● **Exercise task**:
Copy out all lines that hold "matplotlib".

● **Supplied material**:

━━━

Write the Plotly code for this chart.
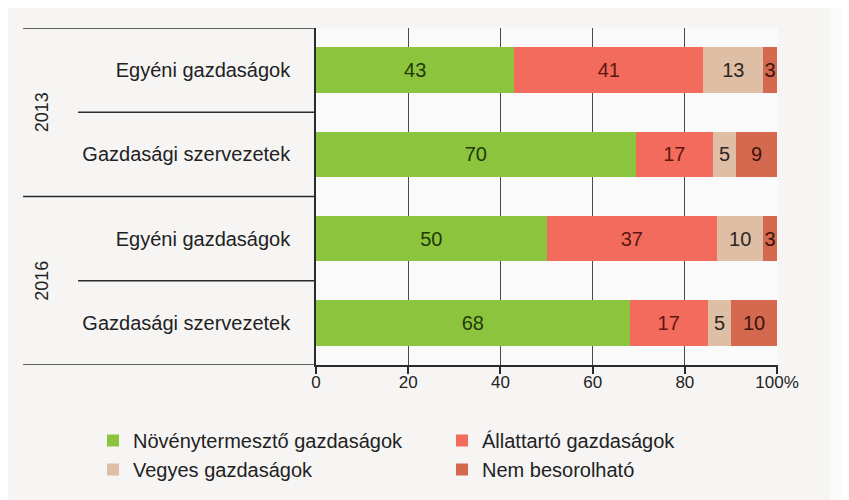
import plotly.graph_objects as go

years = ["2013", "2016"]
types = ["Egyéni gazdaságok", "Gazdasági szervezetek",
         "Egyéni gazdaságok", "Gazdasági szervezetek"]
year_of_row = ["2013", "2013", "2016", "2016"]

series_names = ["Növénytermesztő gazdaságok", "Állattartó gazdaságok",
                "Vegyes gazdaságok", "Nem besorolható"]
novenyterm = [43, 70, 50, 68]
allattarto = [41, 17, 37, 17]
vegyes = [13, 5, 10, 5]
nem_besorolhato = [3, 9, 3, 10]
series_values = [novenyterm, allattarto, vegyes, nem_besorolhato]

x_tickvals = [0, 20, 40, 60, 80, 100]
x_ticktext = ["0", "20", "40", "60", "80", "100%"]

colors = ["#8dc43d", "#f26b5c", "#dfbea6", "#d4694f"]
text_colors = ["#1f3a08", "#5e1710", "#2e2620", "#3a130c"]

FONT = "Liberation Sans, Arial, sans-serif"
rows = list(range(len(types)))

fig = go.Figure()
for name, vals, c, tc in zip(series_names, series_values, colors, text_colors):
    fig.add_trace(go.Bar(
        y=rows, x=vals, name=name, orientation="h",
        marker=dict(color=c, line=dict(width=0)),
        text=[str(v) for v in vals], textposition="inside",
        insidetextanchor="middle", textangle=0, constraintext="none",
        textfont=dict(family=FONT, size=20, color=tc),
        width=0.54, cliponaxis=False,
    ))

shapes = [dict(type="rect", xref="paper", yref="paper", x0=1.1126, x1=1.3,
               y0=-1, y1=2, fillcolor="#fafaf9", line=dict(width=0), layer="below")]
line_style = dict(color="#2b2b2b", width=1.5)
for yb, x0 in [(-0.5, -0.634), (1.5, -0.634), (3.5, -0.634), (0.5, -0.515), (2.5, -0.515)]:
    shapes.append(dict(type="line", xref="paper", yref="y", x0=x0, x1=0,
                       y0=yb, y1=yb, line=line_style, layer="above"))

annotations = []
for i, yr in enumerate(years):
    idx = [k for k, v in enumerate(year_of_row) if v == yr]
    ymid = sum(idx) / len(idx)
    annotations.append(dict(text=yr, xref="paper", yref="y", x=-0.593, y=ymid,
                            xanchor="center", yanchor="middle",
                            textangle=-90, showarrow=False,
                            font=dict(family=FONT, size=18, color="#222")))

fig.update_layout(
    width=849, height=500,
    barmode="stack",
    barnorm="percent",
    paper_bgcolor="#f6f5f4",
    plot_bgcolor="#fafafa",
    margin=dict(l=308, r=79, t=20, b=143, autoexpand=False),
    uniformtext=dict(minsize=20, mode="show"),
    shapes=shapes,
    annotations=annotations,
    showlegend=True,
    legend=dict(orientation="h", x=-0.4827, xanchor="left", y=-0.1662, yanchor="top",
                entrywidth=304, entrywidthmode="pixels",
                font=dict(family=FONT, size=20, color="#222"),
                traceorder="normal", itemsizing="constant", tracegroupgap=0,
                bgcolor="rgba(0,0,0,0)"),
    font=dict(family=FONT, size=20, color="#222"),
)
fig.update_xaxes(range=[0, 100.2], tickvals=x_tickvals, ticktext=x_ticktext,
                 showgrid=True, gridcolor="#4a4a4a", gridwidth=1.3,
                 showline=True, linecolor="#2b2b2b", linewidth=1.5,
                 ticks="outside", ticklen=7, tickcolor="#2b2b2b", tickwidth=1.5,
                 ticklabelstandoff=-6,
                 zeroline=False, tickfont=dict(family=FONT, size=17, color="#222"))
fig.update_yaxes(tickvals=rows, ticktext=types, range=[3.5, -0.5],
                 showgrid=False, zeroline=False,
                 showline=True, linecolor="#2b2b2b", linewidth=1.5,
                 ticks="", ticklabelstandoff=20,
                 tickfont=dict(family=FONT, size=20, color="#222"))

fig.write_html("out.html")
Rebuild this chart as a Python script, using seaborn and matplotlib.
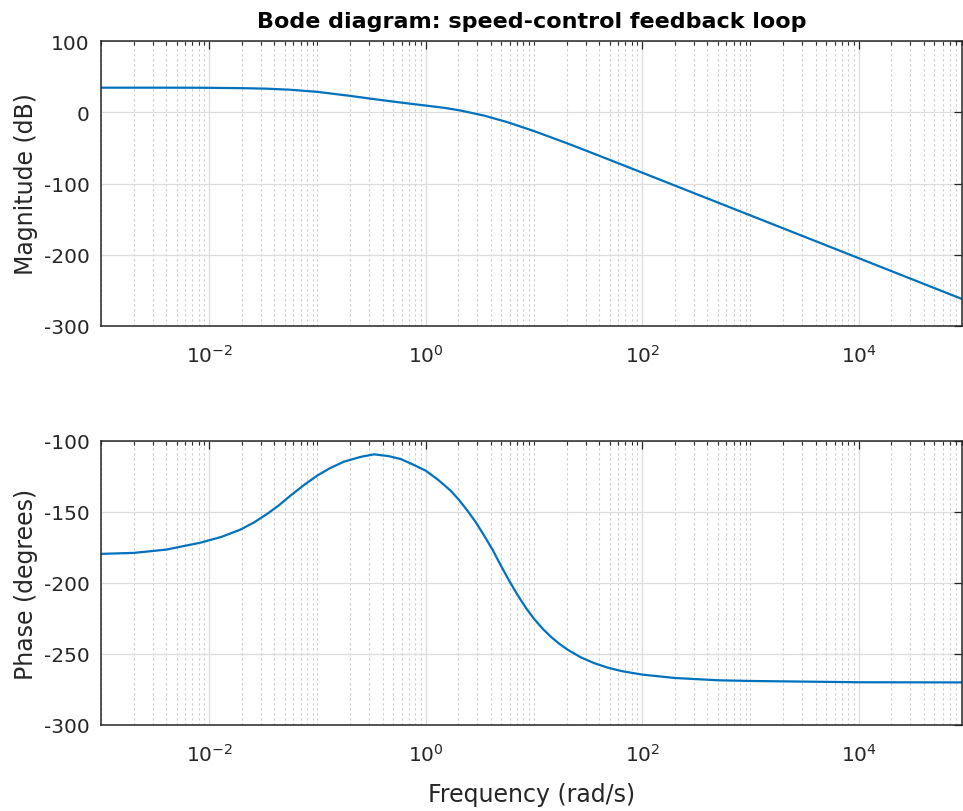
import numpy as np
import pandas as pd
import matplotlib
matplotlib.use('Agg')
import matplotlib.pyplot as plt
import matplotlib.ticker as mticker
import seaborn as sns

# values
freq_mag = [1e-3, 3e-3, 8.3e-3, 2e-2, 3.4e-2, 5.6e-2, 0.1, 0.2, 0.33, 0.59, 1, 1.5, 2.1, 3.5, 5.65,
            10, 20.5, 30, 50, 100, 1e3, 1e4, 9e4]
mag_db = [34.5, 34.5, 34.4, 33.8, 33.1, 31.6, 28.6, 23.0, 18.5, 13.6, 9.4, 6.1, 2.4, -4.9, -13.8,
          -26.4, -43.9, -53.6, -66.8, -84.8, -144.8, -204.8, -262.1]

freq_ph = [1e-3, 2e-3, 4e-3, 8.3e-3, 1.3e-2, 1.94e-2, 2.6e-2, 3.42e-2, 4.4e-2, 5.62e-2, 7.5e-2,
           9.93e-2, 0.13, 0.175, 0.25, 0.333, 0.45, 0.587, 0.75, 1, 1.3, 1.7, 2.03, 2.43, 2.9,
           3.47, 4.15, 4.95, 5.9, 7.06, 8.45, 10.1, 12.1, 14.4, 17.2, 20.5, 27, 36.2, 48, 64,
           100, 200, 500, 1e3, 1e4, 9e4]
phase_deg = [-179.5, -178.8, -176.5, -171.6, -167.5, -162.4, -157.3, -151.4, -145.3, -138.5, -131.0,
             -124.4, -119.2, -114.6, -111.2, -109.4, -110.6, -112.7, -116.3, -120.9, -127.3, -135.0,
             -141.5, -149.1, -157.2, -166.7, -176.7, -187.8, -198.4, -208.5, -217.7, -225.6, -232.4,
             -238.0, -242.9, -247.0, -252.3, -256.5, -259.6, -262.0, -264.5, -266.9, -268.5, -269.0,
             -269.9, -270.0]

mag_ticks = [-300, -200, -100, 0, 100]
phase_ticks = [-300, -250, -200, -150, -100]
freq_major = [1e-2, 1e0, 1e2, 1e4]

sns.set_theme(style='white')
plt.rcParams['font.family'] = ['DejaVu Sans']
plt.rcParams['mathtext.default'] = 'regular'
plt.rcParams['axes.unicode_minus'] = False

txt = '#262626'
line_col = '#0072BD'

fig = plt.figure(figsize=(9.63, 8.12), dpi=100)
ax1 = fig.add_axes([101/963, 1 - 327/812, 861/963, 285/812])
ax2 = fig.add_axes([101/963, 1 - 726/812, 861/963, 284/812])

df_mag = pd.DataFrame({'freq': freq_mag, 'mag': mag_db})
df_ph = pd.DataFrame({'freq': freq_ph, 'phase': phase_deg})

sns.lineplot(data=df_mag, x='freq', y='mag', ax=ax1, color=line_col, linewidth=1.6)
sns.lineplot(data=df_ph, x='freq', y='phase', ax=ax2, color=line_col, linewidth=1.6)

minor_locs = [m * 10.0**k for k in range(-3, 5) for m in range(1, 10)]
minor_locs = [v for v in minor_locs if v not in freq_major and v <= 9e4]

for ax, yt in [(ax1, mag_ticks), (ax2, phase_ticks)]:
    ax.set_xscale('log')
    ax.set_xlim(1e-3, 9e4)
    ax.set_ylim(yt[0], yt[-1])
    ax.set_yticks(yt)
    ax.xaxis.set_major_locator(mticker.FixedLocator(freq_major))
    ax.xaxis.set_major_formatter(mticker.LogFormatterSciNotation())
    ax.xaxis.set_minor_locator(mticker.FixedLocator(minor_locs))
    ax.xaxis.set_minor_formatter(mticker.NullFormatter())
    ax.grid(True, which='major', color='#dcdcdc', linewidth=0.9, linestyle='-')
    ax.grid(True, which='minor', axis='x', color='#cccccc', linewidth=0.8, linestyle=(0, (2.0, 2.5)))
    ax.set_axisbelow(True)
    ax.tick_params(which='both', direction='in', top=True, right=True, colors=txt, labelcolor=txt)
    ax.tick_params(which='major', length=6, width=0.9, labelsize=14.5)
    ax.tick_params(which='minor', length=3, width=0.8)
    ax.tick_params(axis='y', pad=8)
    ax.tick_params(axis='x', pad=13)
    for s in ax.spines.values():
        s.set_color(txt)
        s.set_linewidth(1.1)
    ax.set_xlabel('')

ax1.set_ylabel('Magnitude (dB)', fontsize=17, color=txt, labelpad=4)
ax2.set_ylabel('Phase (degrees)', fontsize=17, color=txt, labelpad=4)
ax2.set_xlabel('Frequency (rad/s)', fontsize=17, color=txt, labelpad=12)
ax1.set_title('Bode diagram: speed-control feedback loop', fontsize=16, fontweight='bold',
              color='#000000', pad=10)

fig.savefig('out.png', dpi=100)
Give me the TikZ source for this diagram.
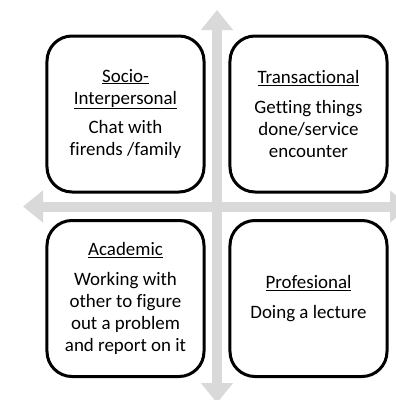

━━━

● **Reply to the task**:
Rebuild this chart as a Python script, using seaborn and matplotlib.
import matplotlib
matplotlib.use('Agg')
import matplotlib.pyplot as plt
import matplotlib.ticker as mticker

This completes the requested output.